WHAT YOU HAVE TO DO:
Make an exact copy of the listing below.

PROVIDED DATA:
- - - - - - -
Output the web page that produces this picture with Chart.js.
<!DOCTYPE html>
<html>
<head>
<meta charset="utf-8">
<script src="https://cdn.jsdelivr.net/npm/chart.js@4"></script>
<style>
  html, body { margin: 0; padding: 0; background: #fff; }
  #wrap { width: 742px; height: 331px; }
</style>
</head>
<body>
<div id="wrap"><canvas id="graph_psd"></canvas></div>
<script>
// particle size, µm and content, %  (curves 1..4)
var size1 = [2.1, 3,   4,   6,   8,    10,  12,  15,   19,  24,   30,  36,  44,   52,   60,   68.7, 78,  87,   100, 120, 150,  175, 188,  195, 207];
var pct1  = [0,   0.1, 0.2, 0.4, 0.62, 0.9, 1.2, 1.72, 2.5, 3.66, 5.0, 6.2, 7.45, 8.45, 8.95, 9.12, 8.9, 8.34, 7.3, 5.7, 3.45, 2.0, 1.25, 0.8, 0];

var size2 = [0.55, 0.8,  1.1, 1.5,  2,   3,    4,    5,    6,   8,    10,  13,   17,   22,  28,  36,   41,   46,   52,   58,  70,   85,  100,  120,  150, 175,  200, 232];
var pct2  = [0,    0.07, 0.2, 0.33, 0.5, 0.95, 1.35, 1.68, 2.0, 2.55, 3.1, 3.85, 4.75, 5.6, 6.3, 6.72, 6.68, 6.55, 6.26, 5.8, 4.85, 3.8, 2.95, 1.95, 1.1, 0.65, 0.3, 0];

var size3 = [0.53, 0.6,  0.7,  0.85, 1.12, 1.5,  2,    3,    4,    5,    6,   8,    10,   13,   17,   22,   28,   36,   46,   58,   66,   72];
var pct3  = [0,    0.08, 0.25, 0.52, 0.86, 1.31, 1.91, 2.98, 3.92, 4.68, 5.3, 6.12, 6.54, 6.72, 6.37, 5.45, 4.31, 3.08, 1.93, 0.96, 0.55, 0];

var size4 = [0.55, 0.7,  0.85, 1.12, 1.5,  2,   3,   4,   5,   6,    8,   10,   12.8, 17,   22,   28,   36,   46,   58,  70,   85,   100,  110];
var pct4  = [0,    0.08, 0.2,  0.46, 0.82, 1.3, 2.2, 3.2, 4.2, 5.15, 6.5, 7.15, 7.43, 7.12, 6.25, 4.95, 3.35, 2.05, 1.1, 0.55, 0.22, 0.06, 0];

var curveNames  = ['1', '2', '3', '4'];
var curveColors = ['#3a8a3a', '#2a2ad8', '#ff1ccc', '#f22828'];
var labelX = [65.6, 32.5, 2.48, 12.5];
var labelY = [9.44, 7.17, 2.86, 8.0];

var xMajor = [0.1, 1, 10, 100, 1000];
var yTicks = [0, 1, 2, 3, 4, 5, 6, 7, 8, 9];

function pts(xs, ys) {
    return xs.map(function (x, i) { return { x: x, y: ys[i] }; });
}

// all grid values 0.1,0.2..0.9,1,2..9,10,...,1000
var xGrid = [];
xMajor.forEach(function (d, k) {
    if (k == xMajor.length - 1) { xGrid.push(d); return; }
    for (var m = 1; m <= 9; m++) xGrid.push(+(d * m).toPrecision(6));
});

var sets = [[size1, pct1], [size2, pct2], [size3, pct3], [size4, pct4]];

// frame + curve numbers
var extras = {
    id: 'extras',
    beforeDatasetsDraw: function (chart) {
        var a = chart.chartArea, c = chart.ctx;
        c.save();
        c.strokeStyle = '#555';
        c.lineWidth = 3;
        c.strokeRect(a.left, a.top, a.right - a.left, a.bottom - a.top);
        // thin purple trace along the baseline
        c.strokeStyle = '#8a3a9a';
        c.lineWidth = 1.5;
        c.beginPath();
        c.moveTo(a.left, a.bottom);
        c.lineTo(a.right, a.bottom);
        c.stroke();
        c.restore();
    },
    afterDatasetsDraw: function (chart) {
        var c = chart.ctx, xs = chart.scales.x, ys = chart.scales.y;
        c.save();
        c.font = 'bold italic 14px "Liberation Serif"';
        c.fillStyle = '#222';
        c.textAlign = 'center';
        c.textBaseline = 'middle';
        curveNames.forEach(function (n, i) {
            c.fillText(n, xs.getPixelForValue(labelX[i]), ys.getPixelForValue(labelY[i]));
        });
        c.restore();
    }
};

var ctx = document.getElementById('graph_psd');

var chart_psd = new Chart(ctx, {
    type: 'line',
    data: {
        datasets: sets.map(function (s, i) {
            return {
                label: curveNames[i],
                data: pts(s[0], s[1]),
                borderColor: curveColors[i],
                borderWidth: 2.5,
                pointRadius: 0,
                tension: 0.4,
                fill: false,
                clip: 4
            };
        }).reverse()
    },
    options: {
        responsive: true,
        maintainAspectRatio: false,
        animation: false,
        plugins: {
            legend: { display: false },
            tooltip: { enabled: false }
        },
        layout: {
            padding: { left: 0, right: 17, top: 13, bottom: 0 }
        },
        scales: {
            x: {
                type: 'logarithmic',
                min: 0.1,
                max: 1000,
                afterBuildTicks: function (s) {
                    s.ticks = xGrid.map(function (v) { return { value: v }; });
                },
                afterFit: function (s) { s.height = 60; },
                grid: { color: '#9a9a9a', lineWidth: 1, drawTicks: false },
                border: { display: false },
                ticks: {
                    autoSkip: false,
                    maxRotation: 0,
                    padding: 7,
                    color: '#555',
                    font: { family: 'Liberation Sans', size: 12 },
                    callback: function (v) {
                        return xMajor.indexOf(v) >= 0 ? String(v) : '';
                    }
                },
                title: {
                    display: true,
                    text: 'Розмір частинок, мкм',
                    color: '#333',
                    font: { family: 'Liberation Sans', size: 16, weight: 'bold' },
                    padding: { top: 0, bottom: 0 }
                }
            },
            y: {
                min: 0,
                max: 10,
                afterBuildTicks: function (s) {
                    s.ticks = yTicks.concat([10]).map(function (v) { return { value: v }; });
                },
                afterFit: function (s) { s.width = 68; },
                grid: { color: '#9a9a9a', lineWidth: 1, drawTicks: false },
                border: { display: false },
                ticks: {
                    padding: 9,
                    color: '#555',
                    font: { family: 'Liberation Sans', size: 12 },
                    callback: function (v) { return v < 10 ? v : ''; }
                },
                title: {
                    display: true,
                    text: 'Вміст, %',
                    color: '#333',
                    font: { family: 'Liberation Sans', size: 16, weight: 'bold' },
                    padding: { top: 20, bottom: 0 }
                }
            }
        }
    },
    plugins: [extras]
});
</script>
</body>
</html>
- - - - - - -
FULL ANSWER:
Output the web page that produces this picture with Chart.js.
<!DOCTYPE html>
<html>
<head>
<meta charset="utf-8">
<script src="https://cdn.jsdelivr.net/npm/chart.js@4"></script>
<style>
  html, body { margin: 0; padding: 0; background: #fff; }
  #wrap { width: 742px; height: 331px; }
</style>
</head>
<body>
<div id="wrap"><canvas id="graph_psd"></canvas></div>
<script>
// particle size, µm and content, %  (curves 1..4)
var size1 = [2.1, 3,   4,   6,   8,    10,  12,  15,   19,  24,   30,  36,  44,   52,   60,   68.7, 78,  87,   100, 120, 150,  175, 188,  195, 207];
var pct1  = [0,   0.1, 0.2, 0.4, 0.62, 0.9, 1.2, 1.72, 2.5, 3.66, 5.0, 6.2, 7.45, 8.45, 8.95, 9.12, 8.9, 8.34, 7.3, 5.7, 3.45, 2.0, 1.25, 0.8, 0];

var size2 = [0.55, 0.8,  1.1, 1.5,  2,   3,    4,    5,    6,   8,    10,  13,   17,   22,  28,  36,   41,   46,   52,   58,  70,   85,  100,  120,  150, 175,  200, 232];
var pct2  = [0,    0.07, 0.2, 0.33, 0.5, 0.95, 1.35, 1.68, 2.0, 2.55, 3.1, 3.85, 4.75, 5.6, 6.3, 6.72, 6.68, 6.55, 6.26, 5.8, 4.85, 3.8, 2.95, 1.95, 1.1, 0.65, 0.3, 0];

var size3 = [0.53, 0.6,  0.7,  0.85, 1.12, 1.5,  2,    3,    4,    5,    6,   8,    10,   13,   17,   22,   28,   36,   46,   58,   66,   72];
var pct3  = [0,    0.08, 0.25, 0.52, 0.86, 1.31, 1.91, 2.98, 3.92, 4.68, 5.3, 6.12, 6.54, 6.72, 6.37, 5.45, 4.31, 3.08, 1.93, 0.96, 0.55, 0];

var size4 = [0.55, 0.7,  0.85, 1.12, 1.5,  2,   3,   4,   5,   6,    8,   10,   12.8, 17,   22,   28,   36,   46,   58,  70,   85,   100,  110];
var pct4  = [0,    0.08, 0.2,  0.46, 0.82, 1.3, 2.2, 3.2, 4.2, 5.15, 6.5, 7.15, 7.43, 7.12, 6.25, 4.95, 3.35, 2.05, 1.1, 0.55, 0.22, 0.06, 0];

var curveNames  = ['1', '2', '3', '4'];
var curveColors = ['#3a8a3a', '#2a2ad8', '#ff1ccc', '#f22828'];
var labelX = [65.6, 32.5, 2.48, 12.5];
var labelY = [9.44, 7.17, 2.86, 8.0];

var xMajor = [0.1, 1, 10, 100, 1000];
var yTicks = [0, 1, 2, 3, 4, 5, 6, 7, 8, 9];

function pts(xs, ys) {
    return xs.map(function (x, i) { return { x: x, y: ys[i] }; });
}

// all grid values 0.1,0.2..0.9,1,2..9,10,...,1000
var xGrid = [];
xMajor.forEach(function (d, k) {
    if (k == xMajor.length - 1) { xGrid.push(d); return; }
    for (var m = 1; m <= 9; m++) xGrid.push(+(d * m).toPrecision(6));
});

var sets = [[size1, pct1], [size2, pct2], [size3, pct3], [size4, pct4]];

// frame + curve numbers
var extras = {
    id: 'extras',
    beforeDatasetsDraw: function (chart) {
        var a = chart.chartArea, c = chart.ctx;
        c.save();
        c.strokeStyle = '#555';
        c.lineWidth = 3;
        c.strokeRect(a.left, a.top, a.right - a.left, a.bottom - a.top);
        // thin purple trace along the baseline
        c.strokeStyle = '#8a3a9a';
        c.lineWidth = 1.5;
        c.beginPath();
        c.moveTo(a.left, a.bottom);
        c.lineTo(a.right, a.bottom);
        c.stroke();
        c.restore();
    },
    afterDatasetsDraw: function (chart) {
        var c = chart.ctx, xs = chart.scales.x, ys = chart.scales.y;
        c.save();
        c.font = 'bold italic 14px "Liberation Serif"';
        c.fillStyle = '#222';
        c.textAlign = 'center';
        c.textBaseline = 'middle';
        curveNames.forEach(function (n, i) {
            c.fillText(n, xs.getPixelForValue(labelX[i]), ys.getPixelForValue(labelY[i]));
        });
        c.restore();
    }
};

var ctx = document.getElementById('graph_psd');

var chart_psd = new Chart(ctx, {
    type: 'line',
    data: {
        datasets: sets.map(function (s, i) {
            return {
                label: curveNames[i],
                data: pts(s[0], s[1]),
                borderColor: curveColors[i],
                borderWidth: 2.5,
                pointRadius: 0,
                tension: 0.4,
                fill: false,
                clip: 4
            };
        }).reverse()
    },
    options: {
        responsive: true,
        maintainAspectRatio: false,
        animation: false,
        plugins: {
            legend: { display: false },
            tooltip: { enabled: false }
        },
        layout: {
            padding: { left: 0, right: 17, top: 13, bottom: 0 }
        },
        scales: {
            x: {
                type: 'logarithmic',
                min: 0.1,
                max: 1000,
                afterBuildTicks: function (s) {
                    s.ticks = xGrid.map(function (v) { return { value: v }; });
                },
                afterFit: function (s) { s.height = 60; },
                grid: { color: '#9a9a9a', lineWidth: 1, drawTicks: false },
                border: { display: false },
                ticks: {
                    autoSkip: false,
                    maxRotation: 0,
                    padding: 7,
                    color: '#555',
                    font: { family: 'Liberation Sans', size: 12 },
                    callback: function (v) {
                        return xMajor.indexOf(v) >= 0 ? String(v) : '';
                    }
                },
                title: {
                    display: true,
                    text: 'Розмір частинок, мкм',
                    color: '#333',
                    font: { family: 'Liberation Sans', size: 16, weight: 'bold' },
                    padding: { top: 0, bottom: 0 }
                }
            },
            y: {
                min: 0,
                max: 10,
                afterBuildTicks: function (s) {
                    s.ticks = yTicks.concat([10]).map(function (v) { return { value: v }; });
                },
                afterFit: function (s) { s.width = 68; },
                grid: { color: '#9a9a9a', lineWidth: 1, drawTicks: false },
                border: { display: false },
                ticks: {
                    padding: 9,
                    color: '#555',
                    font: { family: 'Liberation Sans', size: 12 },
                    callback: function (v) { return v < 10 ? v : ''; }
                },
                title: {
                    display: true,
                    text: 'Вміст, %',
                    color: '#333',
                    font: { family: 'Liberation Sans', size: 16, weight: 'bold' },
                    padding: { top: 20, bottom: 0 }
                }
            }
        }
    },
    plugins: [extras]
});
</script>
</body>
</html>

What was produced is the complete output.